Fragile knots untangle deep physics questions

Idea for innovative research began with musing about smoke rings

A Vortex Tied in Knots

UChicago physicists have succeeded in creating a vortex knot—a feat akin to tying a smoke ring into a knot. Linked and knotted vortex loops have existed in theory for more than a century, but creating them in the laboratory had previously eluded scientists.

By Steve Koppes
Photo by Robert Kozloff

There’s actually around 50 years of theory on this subject with no clean experiments.”
—William Irvine
Assistant Professor in Physics

William Irvine became interested in knot physics several years ago while watching a smoke-ring demonstration in New York City’s Washington Square Park.

“I was thinking, ‘Oh, I wonder if you could tangle these things up?” recalls Irvine, an assistant professor in physics at the University of Chicago. So Irvine, then a postdoctoral scientist at New York University, borrowed two smoke-ring cannons and tried shooting them at each other.

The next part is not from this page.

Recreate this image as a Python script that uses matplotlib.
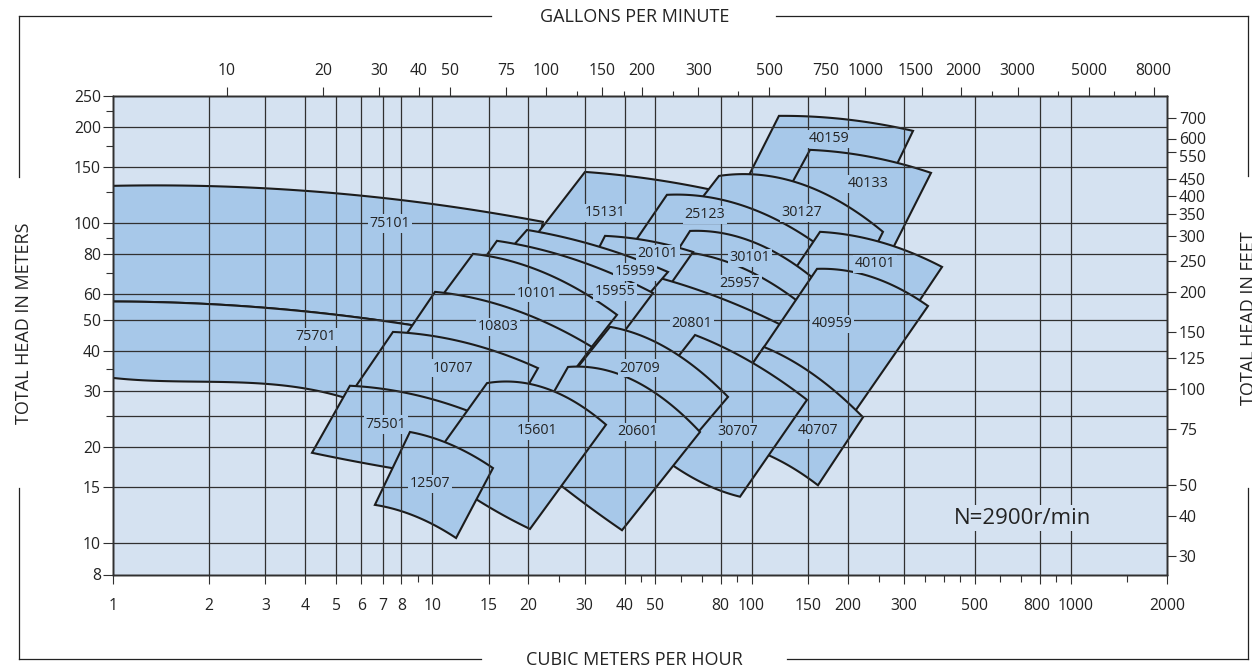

Irvine soon learned that tying up smoke rings—what physicists call knotted vortices—is actually quite difficult. After unsuccessfully trying to make them himself, he learned that many others had tried before and failed.

“At some point the enthusiasm wanes and you worry about whether there’s a very good reason why nobody has ever done this,” Irvine said. “But sometimes going into a new field with a little naïveté can be helpful.”

He tried again soon upon arrival at Chicago, with assistance from Dustin Kleckner, a postdoctoral scientist in the James Franck institute. The duo overcame their experimental difficulties by designing and fabricating various hydrofoils (wings used in water) on a 3-D printer. They tried around 30 different shapes before they created the desired vortices in the laboratory for the first time.

Knots bring insights into bigger puzzles

Their work, published in Nature Physics, relates to deep questions in a variety of physics subfields, including turbulence, plasma physics, ordinary fluids and the more exotic superfluids. Knotted structures are thought to occur in all of these phenomena but are difficult or impossible to observe.

“We look at plasma physics and turbulence every day in the sun,” Irvine says, yet such phenomena pose longstanding, unsolved scientific puzzles. Knots created in the lab may help untangle the complicated behavior of the electrically charged gas in plasma flows, for example, and for understanding the energy transport of complex flows in regular fluids and superfluids.

In addition to the work’s scientific importance, the short-lived loops are beautiful and a little hypnotic to watch. The UChicago videos of the lab’s work have attracted more than 90,000 views on YouTube.

The roots of their work date back to the days of Lord Kelvin, more than a century ago. Kelvin had seen a demonstration of a vortex ring by Peter Tait, and was fascinated by their elegance and stability.

Vortex rings should, in principle, be persistent, stable phenomena. “The unexpected thing is that they’re not,” Kleckner says. “They seem to break up in a particular way. They stretch themselves, which is a weird behavior.”

This behavior culminates in what the UChicago researchers call “reconnection events.” In these events, the loops elongate, begin to circulate in opposite directions, move toward each other and collide (the reconnection). Parts of the vortices then annihilate other parts, changing their configuration from linked or knotted into one that is unlinked or unknotted.

Uniting theory and experiment

Conservation of quantities like energy and momentum are among the most important principles in physics. In many systems, the degrees of “knottedness” can be represented as a precise physical quantity that also is conjectured to be conserved. “If confirmed, this would deepen our understanding of the dynamics and connections between many disparate physical fields,” Irvine says. “We don’t know if it’s true or not, but I think we can finally test this in experiment. There’s actually around 50 years of theory on this subject with no clean experiments.”

Irvine and Kleckner overcame the experimental difficulties in generating vortex knots by designing and fabricating various hydrofoils (rings used in water) on a 3-D printer. They tried approximately 30 different shapes before they successfully created the desired vortices. When accelerated in a tank at more than 100 g, hydrofoils leave behind bubble-traced vortex loops, whose dynamics the researchers recorded with a high-speed camera.

“The bubbles are a great trick because they allow you to see the core of the vortex very clearly,” Irvine says.

The collaborative, intellectual spirit and shared resources of the James Franck Institute also proved critical. “We wouldn’t have succeeded without this sort of atmosphere,” he says.

In future research, Irvine and Kleckner hope to perform some of their experiments at larger scale to investigate whether size would lend greater stability to vortex rings. They also are investigating the fine-scale features of the vortices and whether “knottedness” is, or can be, conserved in fine-scale twisting of the vortex loops. “This is not something we presently know,” Kleckner says.